## PROVIDED MATERIAL

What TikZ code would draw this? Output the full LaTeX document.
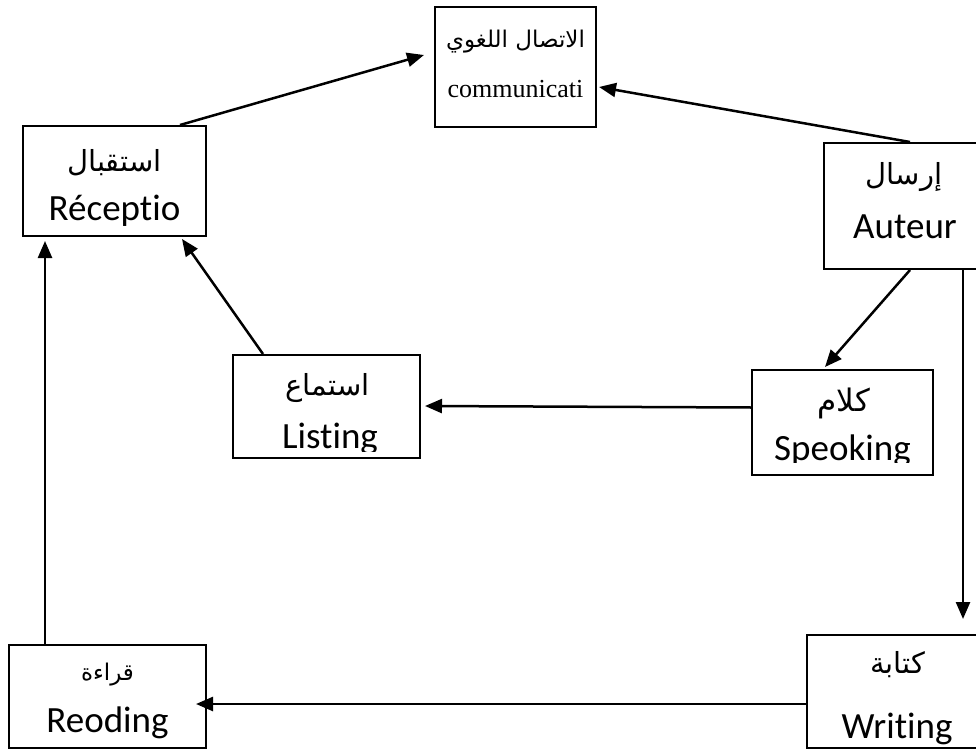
\documentclass[tikz,border=0pt]{standalone}
\usepackage{fontspec}
\newfontfamily\arabicfont[Script=Arabic]{DejaVu Sans}
\newfontfamily\calibrifont[Ligatures=NoCommon]{Carlito}
\newfontfamily\timesfont{Liberation Serif}
\TeXXeTstate=1
\usetikzlibrary{arrows.meta}
\tikzset{
  box/.style={rectangle,draw,line width=2pt,inner sep=0pt},
  artext/.style={inner sep=0pt,font=\arabicfont\fontsize{29}{34}\selectfont},
  lattext/.style={anchor=base,inner sep=0pt,font=\calibrifont\fontsize{37}{42}\selectfont},
  link/.style={-{Triangle[length=17pt,width=14pt]},line width=2.5pt},
}

\begin{document}
\begin{tikzpicture}[x=1pt,y=-1pt]
      \useasboundingbox (0,0) rectangle (976,751);

      % boxes
      \node[box,minimum width=161,minimum height=120] (comm) at (515.5,67)  {};
      \node[box,minimum width=183,minimum height=110] (rec)  at (114.5,181) {};
      \node[box,minimum width=156,minimum height=126] (aut)  at (902,206)   {};
      \node[box,minimum width=187,minimum height=103] (lst)  at (326.5,406.5) {};
      \node[box,minimum width=181,minimum height=105] (spk)  at (842.5,422.5) {};
      \node[box,minimum width=173,minimum height=113] (wrt)  at (893.5,691.5) {};
      \node[box,minimum width=197,minimum height=103] (red)  at (107.5,696.5) {};

      % texts
      \node[artext,font=\arabicfont\fontsize{23}{28}\selectfont] (commar) at ([yshift=25pt]comm.center) {\beginR الاتصال اللغوي\endR};
      \node[lattext,font=\timesfont\fontsize{26}{30}\selectfont] (commlt) at ([yshift=-31pt]comm.center) {communicati};

      \node[artext] (recar) at ([yshift=18pt]rec.center) {\beginR استقبال\endR};
      \node[lattext] (reclt) at ([yshift=-40pt]rec.center) {Réceptio};

      \node[artext] (autar) at ([xshift=2pt,yshift=29pt]aut.center) {\beginR إرسال\endR};
      \node[lattext] (autlt) at ([xshift=3pt,yshift=-32pt]aut.center) {Auteur};

      \node[artext] (lstar) at ([xshift=1pt,yshift=18.5pt]lst.center) {\beginR استماع\endR};
      \begin{scope}
        \clip (lst.north west) rectangle ([yshift=8pt]lst.south east);
        \node[lattext] (lstlt) at ([xshift=3.5pt,yshift=-41.5pt]lst.center) {Listing};
      \end{scope}

      \node[artext,font=\arabicfont\fontsize{31}{36}\selectfont] (spkar) at ([xshift=1.5pt,yshift=19.5pt]spk.center) {\beginR كلام\endR};
      \begin{scope}
        \clip (spk.north west) rectangle ([yshift=14pt]spk.south east);
        \node[lattext] (spklt) at ([yshift=-37.5pt]spk.center) {Speoking};
      \end{scope}

      \node[artext] (wrtar) at ([xshift=4pt,yshift=26.5pt]wrt.center) {\beginR كتابة\endR};
      \node[lattext] (wrtlt) at ([xshift=3.5pt,yshift=-46.5pt]wrt.center) {Writing};

      \node[artext,font=\arabicfont\fontsize{23}{27}\selectfont] (redar) at ([yshift=21.5pt]red.center) {\beginR قراءة\endR};
      \node[lattext] (redlt) at ([yshift=-35.5pt]red.center) {Reoding};

      % connectors
      \draw[link] ([xshift=65.5pt]rec.north) -- ([shift={(-10pt,12pt)}]comm.west);
      \draw[link] ([xshift=8pt]aut.north) -- ([shift={(2pt,-20pt)}]comm.east);
      \draw[link] ([xshift=8pt]aut.south) -- ([shift={(-17.5pt,2pt)}]spk.north);
      \draw[link] ([yshift=15pt]spk.west) -- ([xshift=4pt,yshift=0.5pt]lst.east);
      \draw[link] ([xshift=-63.5pt]lst.north) -- ([shift={(67.5pt,-2pt)}]rec.south);
      \draw[link] ([xshift=61pt]aut.south) -- ([xshift=69.5pt,yshift=15pt]wrt.north);
      \draw[link] ([yshift=-12.5pt]wrt.west) -- ([shift={(-11pt,-7.5pt)}]red.east);
      \draw[link] ([xshift=-62.5pt]red.north) -- ([shift={(-69.5pt,-4pt)}]rec.south);
\end{tikzpicture}
\end{document}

## SET PROBLEM
Do not copy the pictures, but repeat every line exactly.

## FULL ANSWER
What TikZ code would draw this? Output the full LaTeX document.
\documentclass[tikz,border=0pt]{standalone}
\usepackage{fontspec}
\newfontfamily\arabicfont[Script=Arabic]{DejaVu Sans}
\newfontfamily\calibrifont[Ligatures=NoCommon]{Carlito}
\newfontfamily\timesfont{Liberation Serif}
\TeXXeTstate=1
\usetikzlibrary{arrows.meta}
\tikzset{
  box/.style={rectangle,draw,line width=2pt,inner sep=0pt},
  artext/.style={inner sep=0pt,font=\arabicfont\fontsize{29}{34}\selectfont},
  lattext/.style={anchor=base,inner sep=0pt,font=\calibrifont\fontsize{37}{42}\selectfont},
  link/.style={-{Triangle[length=17pt,width=14pt]},line width=2.5pt},
}

\begin{document}
\begin{tikzpicture}[x=1pt,y=-1pt]
      \useasboundingbox (0,0) rectangle (976,751);

      % boxes
      \node[box,minimum width=161,minimum height=120] (comm) at (515.5,67)  {};
      \node[box,minimum width=183,minimum height=110] (rec)  at (114.5,181) {};
      \node[box,minimum width=156,minimum height=126] (aut)  at (902,206)   {};
      \node[box,minimum width=187,minimum height=103] (lst)  at (326.5,406.5) {};
      \node[box,minimum width=181,minimum height=105] (spk)  at (842.5,422.5) {};
      \node[box,minimum width=173,minimum height=113] (wrt)  at (893.5,691.5) {};
      \node[box,minimum width=197,minimum height=103] (red)  at (107.5,696.5) {};

      % texts
      \node[artext,font=\arabicfont\fontsize{23}{28}\selectfont] (commar) at ([yshift=25pt]comm.center) {\beginR الاتصال اللغوي\endR};
      \node[lattext,font=\timesfont\fontsize{26}{30}\selectfont] (commlt) at ([yshift=-31pt]comm.center) {communicati};

      \node[artext] (recar) at ([yshift=18pt]rec.center) {\beginR استقبال\endR};
      \node[lattext] (reclt) at ([yshift=-40pt]rec.center) {Réceptio};

      \node[artext] (autar) at ([xshift=2pt,yshift=29pt]aut.center) {\beginR إرسال\endR};
      \node[lattext] (autlt) at ([xshift=3pt,yshift=-32pt]aut.center) {Auteur};

      \node[artext] (lstar) at ([xshift=1pt,yshift=18.5pt]lst.center) {\beginR استماع\endR};
      \begin{scope}
        \clip (lst.north west) rectangle ([yshift=8pt]lst.south east);
        \node[lattext] (lstlt) at ([xshift=3.5pt,yshift=-41.5pt]lst.center) {Listing};
      \end{scope}

      \node[artext,font=\arabicfont\fontsize{31}{36}\selectfont] (spkar) at ([xshift=1.5pt,yshift=19.5pt]spk.center) {\beginR كلام\endR};
      \begin{scope}
        \clip (spk.north west) rectangle ([yshift=14pt]spk.south east);
        \node[lattext] (spklt) at ([yshift=-37.5pt]spk.center) {Speoking};
      \end{scope}

      \node[artext] (wrtar) at ([xshift=4pt,yshift=26.5pt]wrt.center) {\beginR كتابة\endR};
      \node[lattext] (wrtlt) at ([xshift=3.5pt,yshift=-46.5pt]wrt.center) {Writing};

      \node[artext,font=\arabicfont\fontsize{23}{27}\selectfont] (redar) at ([yshift=21.5pt]red.center) {\beginR قراءة\endR};
      \node[lattext] (redlt) at ([yshift=-35.5pt]red.center) {Reoding};

      % connectors
      \draw[link] ([xshift=65.5pt]rec.north) -- ([shift={(-10pt,12pt)}]comm.west);
      \draw[link] ([xshift=8pt]aut.north) -- ([shift={(2pt,-20pt)}]comm.east);
      \draw[link] ([xshift=8pt]aut.south) -- ([shift={(-17.5pt,2pt)}]spk.north);
      \draw[link] ([yshift=15pt]spk.west) -- ([xshift=4pt,yshift=0.5pt]lst.east);
      \draw[link] ([xshift=-63.5pt]lst.north) -- ([shift={(67.5pt,-2pt)}]rec.south);
      \draw[link] ([xshift=61pt]aut.south) -- ([xshift=69.5pt,yshift=15pt]wrt.north);
      \draw[link] ([yshift=-12.5pt]wrt.west) -- ([shift={(-11pt,-7.5pt)}]red.east);
      \draw[link] ([xshift=-62.5pt]red.north) -- ([shift={(-69.5pt,-4pt)}]rec.south);
\end{tikzpicture}
\end{document}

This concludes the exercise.